The real problem is all the effects work involving hard work in textures(art). Try to fill out an A4 paper with small 1inch circles, than do the same on a A1 paper... Obviously it takes you more time to fill out the A1 paper . That's the problem, Man power=time and money. You are not gonna change that easy with Moore's law.
Sorry, I don't understand. (Are you saying graphics take more man-hours in 4K?).
Apart from what can be generated by interpolation algorithms, simple gradients or even ray tracing, I can still imagine a case where CG artist might decide to to add more detail manually (like more actual people to a scene as in a naive folk tapestry or more actual pebbles on a beach).
This sounds like a good idea and I'd like to see this.
@goanna Yup, if you go for 4k res fx than in most case you will use more time with fine details.

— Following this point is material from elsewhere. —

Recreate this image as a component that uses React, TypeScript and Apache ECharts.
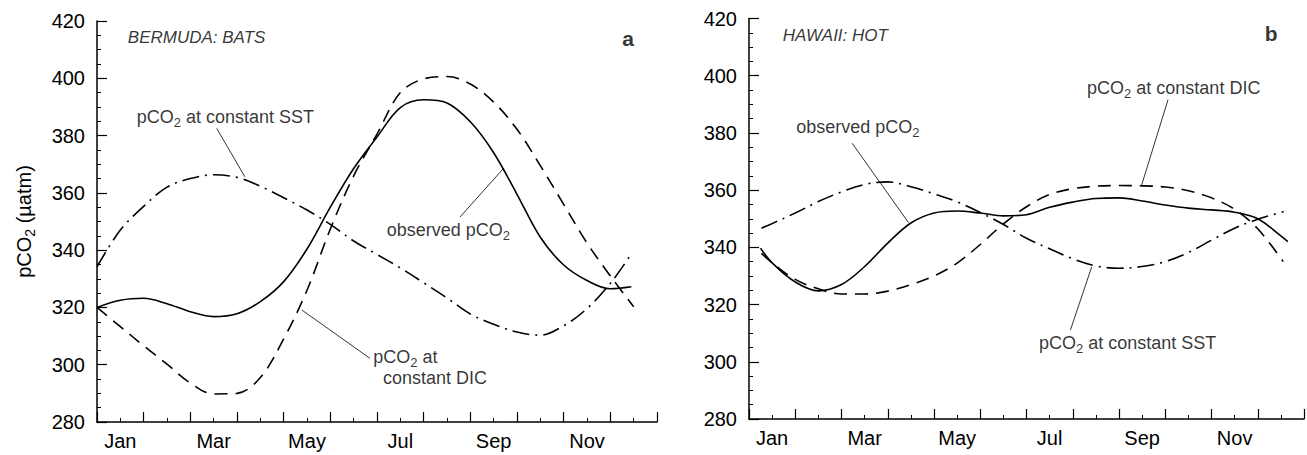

If you are talking about 3d objects than I agree that it won't make any difference in 2k or 4k. But matte paintings and textures is another story. interpolation, grading or ray tracing won't make more detail. Only emulate and close the open gaps, which will turn It to mud. It's like saying that you can turn a 1080p image into (true)4k image by math after its shoot.
Conceptual 4k h265 :-)
@goanna 4K for visual effects has been an option since the 1990s. Certain directors or project specifics have required it, and this was done on workstations with less memory than most people's phones nowadays. VistaVision plates would often be scanned at this resolution and this would be about the minimum quality for scanning an anamorphic 35mm negative without just throwing away stupid amounts of picture information.
What people are going gaga over these days is the idea of doing it in realtime. Truthfully, for color and editorial, it's overkill. The upside to this silliness is it makes everything else faster and cheaper and if you're not spending $750/hour or more for a suite with hot-and-cold running lattes and hookers + blow on speed dial, folks have been doing visual effects finishing at 4K almost as long as it's been done at 2K, if it really needed to be done.